A saída do ex-ministro Nelson Tecih nos traz elementos que confirmam o caos instalado no país. Se alguma dúvida pairava no ar, agora não temos mais: estamos vivendo sob as amarras de um novo governo ditatorial. A presença de um chefe máximo de Estado que coloca à sua vontade acima de tudo e de todos e à custa de tantas vidas não tem outro nome.
Interferir na Polícia Federal para atendimento de anseios pessoais; aprovar uma secretária de cultura que minimiza as mortes da ditadura de 64; romper com o pacto federativo, rechaçar a ciência; não alimentar a população com informações reais e verdadeiras; trocar 10 ministros em 14 meses de gestão (sendo 2 do Ministério da Saúde em plena pandemia); só pode ser ditadura.
O que está por trás da dança das cadeiras do Ministério da Saúde? Por que insistir tanto no uso da cloroquina? Qual a lógica de insistir na falácia economia versus saúde? O governo parece brincar de fazer gestão e se comporta como uma criança pirracenta no playground. Com a saída do ex-ministro Mandetta, a sensação era de trocar os quatro pneus de um carro com ele andando em alta velocidade e de forma desgovernada. Com a saída do ex-ministro Teich com menos de um mês de gestão faltam metáforas capazes de ilustrar o atual cenário que anuncia uma carnificina.

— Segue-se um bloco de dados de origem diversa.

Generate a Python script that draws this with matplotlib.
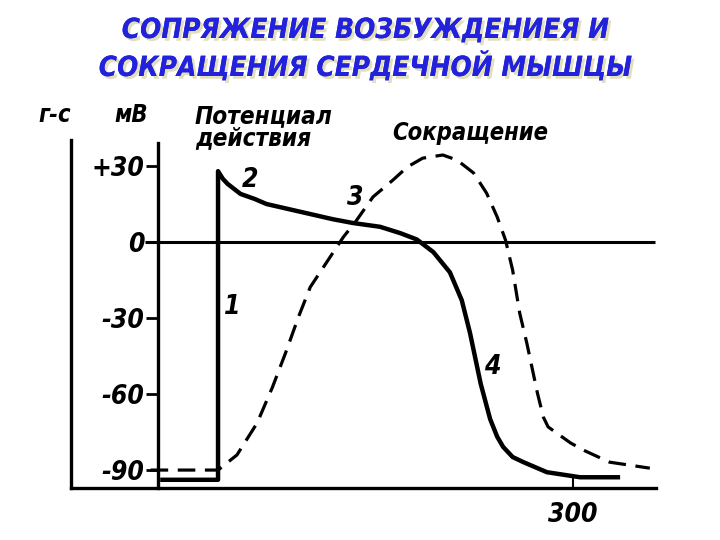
import matplotlib
matplotlib.use('Agg')
import matplotlib.pyplot as plt
import matplotlib.patheffects as pe

W, H = 720, 540

# Потенциал действия: время (мс) и мембранный потенциал (мВ)
ap_t = [-47, 0, 0, 4, 8, 19, 31, 41, 69, 97, 114, 137, 154, 168, 182, 196, 206,
        213, 222, 230, 236, 241, 249, 258, 278, 306, 338]
ap_mv = [-94, -94, 28, 25, 23, 19, 17, 15, 12, 9, 7.5, 6, 3.5, 1, -4, -12, -23,
         -36, -56, -70, -77, -81, -85, -87, -91, -93, -93]

# Сокращение: время (мс) и сила (% от максимума)
con_t = [-57, 0, 16, 33, 46, 57, 68, 78, 97, 106, 116, 131, 148, 160, 173, 190,
         202, 216, 227, 236, 243, 249, 255, 261, 270, 275, 279, 298, 309, 331, 365]
con_f = [0, 0, 4.8, 14.9, 26.3, 37.1, 48.6, 58.1, 68.9, 74.0, 78.7, 86.7, 92.1,
         96.2, 99.0, 100, 98.4, 94.3, 87.9, 80.3, 73.0, 63.5, 49.8, 40.3, 24.4,
         16.8, 13.7, 8.6, 6.3, 2.5, 0.6]

mv_ticks = [30, 0, -30, -60, -90]
mv_labels = ['+30', '0', '-30', '-60', '-90']
t_ticks = [300]
t_labels = ['300']

hand = ['DejaVu Sans']

fig = plt.figure(figsize=(W / 100, H / 100), dpi=100)
fig.patch.set_facecolor('white')


def px(x, y):
    return (x / W, 1 - y / H)


ax = fig.add_axes([0, 0, 1, 1])
ax.set_xlim(-184.3, 424.3)
ax.set_ylim(-117.8, 95.65)
ax.patch.set_alpha(0)

for s in ['top', 'right']:
    ax.spines[s].set_visible(False)
ax.spines['left'].set_position(('data', -50.7))
ax.spines['left'].set_bounds(-97.2, 39)
ax.spines['bottom'].set_position(('data', -97.2))
ax.spines['bottom'].set_bounds(-124.3, 370)
for s in ['left', 'bottom']:
    ax.spines[s].set_linewidth(2.4)

ax.set_yticks(mv_ticks)
ax.set_yticklabels(mv_labels)
ax.set_xticks(t_ticks)
ax.set_xticklabels(t_labels)
ax.tick_params(axis='y', direction='out', length=9, width=2, pad=1)
ax.tick_params(axis='x', direction='in', length=7, width=1.5, pad=10)
for lab in ax.get_yticklabels() + ax.get_xticklabels():
    lab.set_family(hand)
    lab.set_stretch('condensed')
    lab.set_fontsize(19)
    lab.set_style('italic')
    lab.set_weight('bold')

ax.hlines(0, -61.7, 369.4, color='black', lw=2.2)
ax.plot(ap_t, ap_mv, color='black', lw=3.2, solid_joinstyle='round')

# ось силы сокращения
ax2 = ax.twinx()
ax2.set_ylim(-22.2, 149.2)
ax2.set_yticks([])
for s in ['top', 'right', 'bottom']:
    ax2.spines[s].set_visible(False)
ax2.spines['left'].set_visible(True)
ax2.spines['left'].set_position(('data', -124.3))
ax2.spines['left'].set_bounds(-5.7, 104.8)
ax2.spines['left'].set_linewidth(2.4)
ax2.plot(con_t, con_f, color='black', lw=2.3, dashes=(5.5, 3))

title_fx = [pe.withSimplePatchShadow(offset=(2, -2), shadow_rgbFace='#d8d0a0', alpha=0.7),
            pe.Normal()]
for y, line in [(30, 'СОПРЯЖЕНИЕ ВОЗБУЖДЕНИЕЯ И'), (66, 'СОКРАЩЕНИЯ СЕРДЕЧНОЙ МЫШЦЫ')]:
    fig.text(*px(365, y), line, ha='center', va='center', fontsize=20,
             family=hand, stretch='condensed', weight='bold', style='italic',
             color='#2222dd', path_effects=title_fx)

lbl = dict(family=hand, stretch='condensed', weight='bold', style='italic', color='black')
fig.text(*px(55, 115), 'г-с', ha='center', va='center', fontsize=17, **lbl)
fig.text(*px(131, 115), 'мВ', ha='center', va='center', fontsize=17, **lbl)
fig.text(*px(195, 116), 'Потенциал', ha='left', va='center', fontsize=17.5, **lbl)
fig.text(*px(195, 138), 'действия', ha='left', va='center', fontsize=17.5, **lbl)
fig.text(*px(470, 133), 'Сокращение', ha='center', va='center', fontsize=17, **lbl)
for x, y, s in [(232, 307, '1'), (250, 180, '2'), (355, 198, '3'), (492, 367, '4')]:
    fig.text(*px(x, y), s, ha='center', va='center', fontsize=19, **lbl)

fig.savefig('out.png', dpi=100)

O presidente não quer alguém para a pasta da saúde que trabalhe no enfrentamento a covid-19. Ele busca alguém que fique sob sua tutela, que faça cumprir seus devaneios e que chancele a política da crueldade, do ódio e da perversidade. Pazuello, como ministro da saúde interino, segue cumprindo muito bem esse papel alicerçado por jogo de ilusões e teatralidade. Dando coro ao negacionismo e tentando invisibilizar o grave problema de saúde pública e o aumento da vulnerabilidade de determinados grupos sociais.
Enquanto isso, continuamos à deriva e observando a curva de óbitos e do número de casos de covid-19 crescer para além dos nossos olhos e sem termos um plano de ação concreto. Creio que perdemos também as estimativas reais do pico da curva de contágio. Nenhuma instituição séria, como o Imperial College e a Fiocruz, por mais competente que seja, é capaz de calcular os desfechos desse contexto por não ter como incluir na modelagem estatística a variável de controle “desgoverno Bolsonaro”.

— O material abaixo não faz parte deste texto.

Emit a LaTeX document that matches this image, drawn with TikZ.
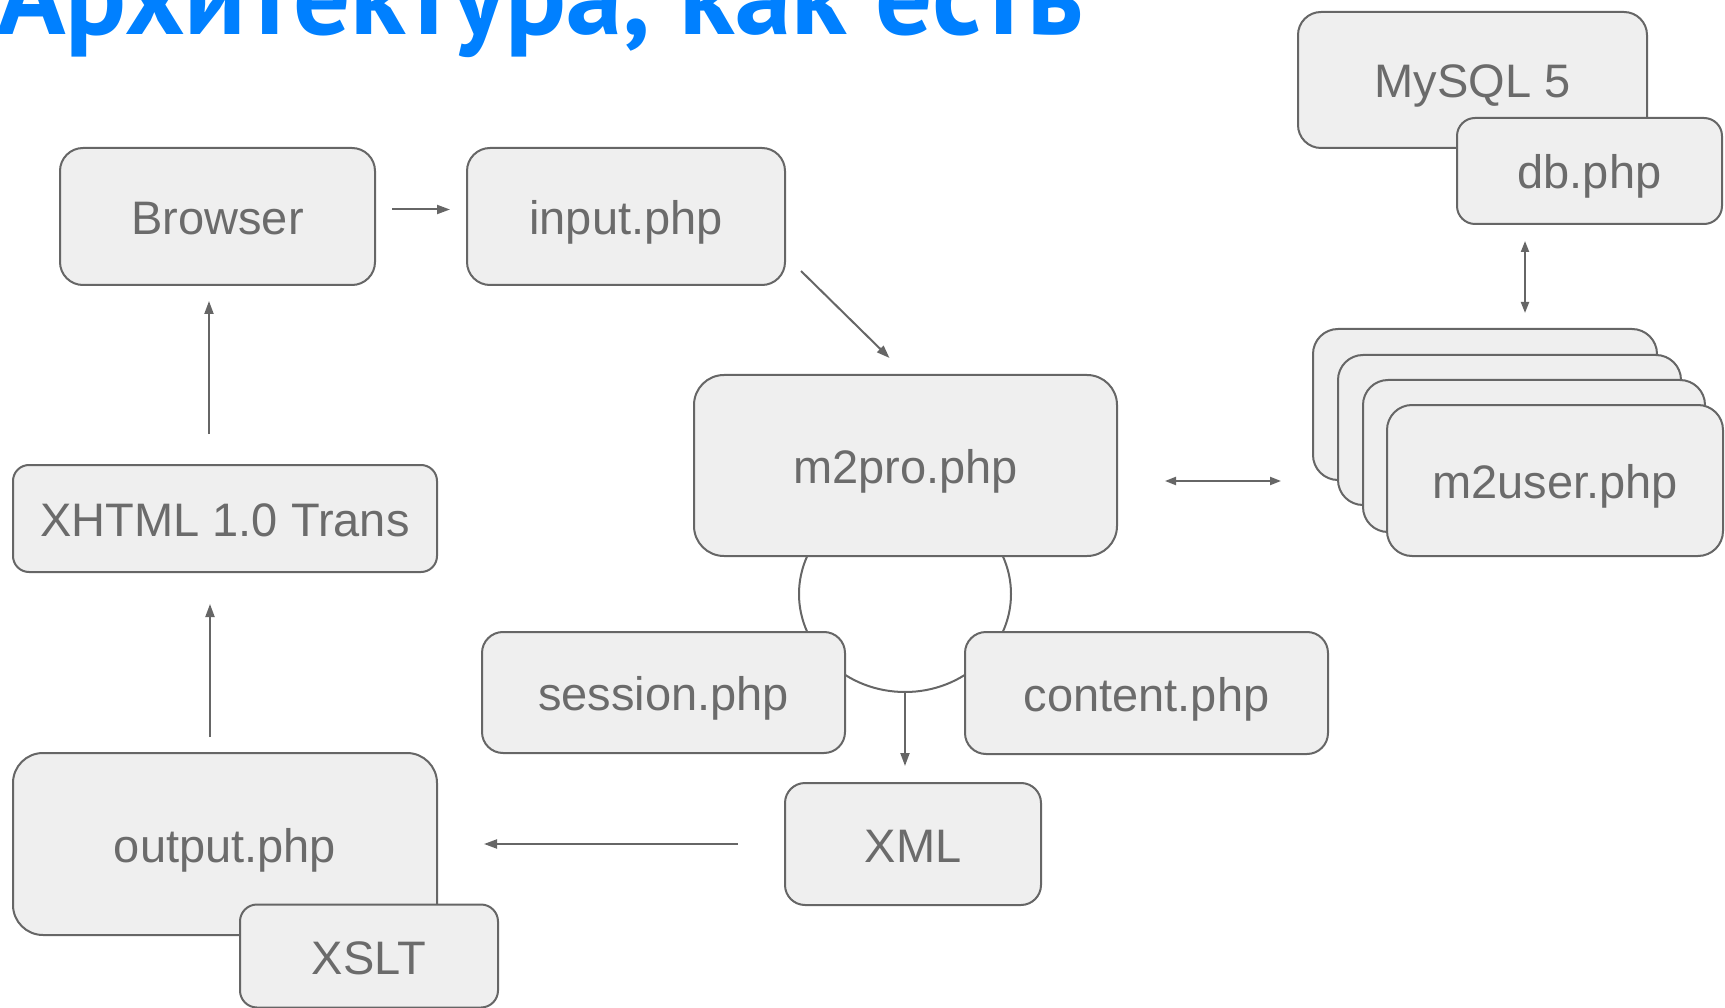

Falta empatia, respeito, seriedade e compromisso. O presidente não é só omisso. Ele consegue aumentar a crise sanitária/humanitária acentuando a crise política no país. Ele contribui para a criação de capital político de outras forças conservadoras, como Moro, Mandetta e Dória, para as próximas eleições. Se é que elas ocorrerão. Aumentando o seu poder devastador sobre a democracia e a construção de uma sociedade mais justa.
Vivemos um período de obscurantismo, marcado por agressões à imprensa, à cultura, à ciência, às Universidades Públicas, ao Sistema Único de Saúde, às instâncias democráticas e aos milhares de brasileiros. Mas em nenhum momento podemos falar de estelionato eleitoral, ele cumpre exatamente o que prometeu ao longo da campanha presidencial: é a favor da tortura, do assassinato, do racismo, da lgbtfobia, da misoginia, do sexismo, do machismo e da opressão dos grupos mais vulneráveis.
Portanto, ser a favor da pandemia é lógico e coerente com o que ele tem se proposto a fazer ao longo de toda sua carreira política. Somos o novo epicentro da pandemia. Para o atual presidente da república nada disso importa.
Danielle Teles da Cruz é professora da Faculdade de Medicina da Universidade Federal de Juiz de Fora, do Conselho Municipal de Saúde e da Frente Municipal Contra a Privatização da Saúde.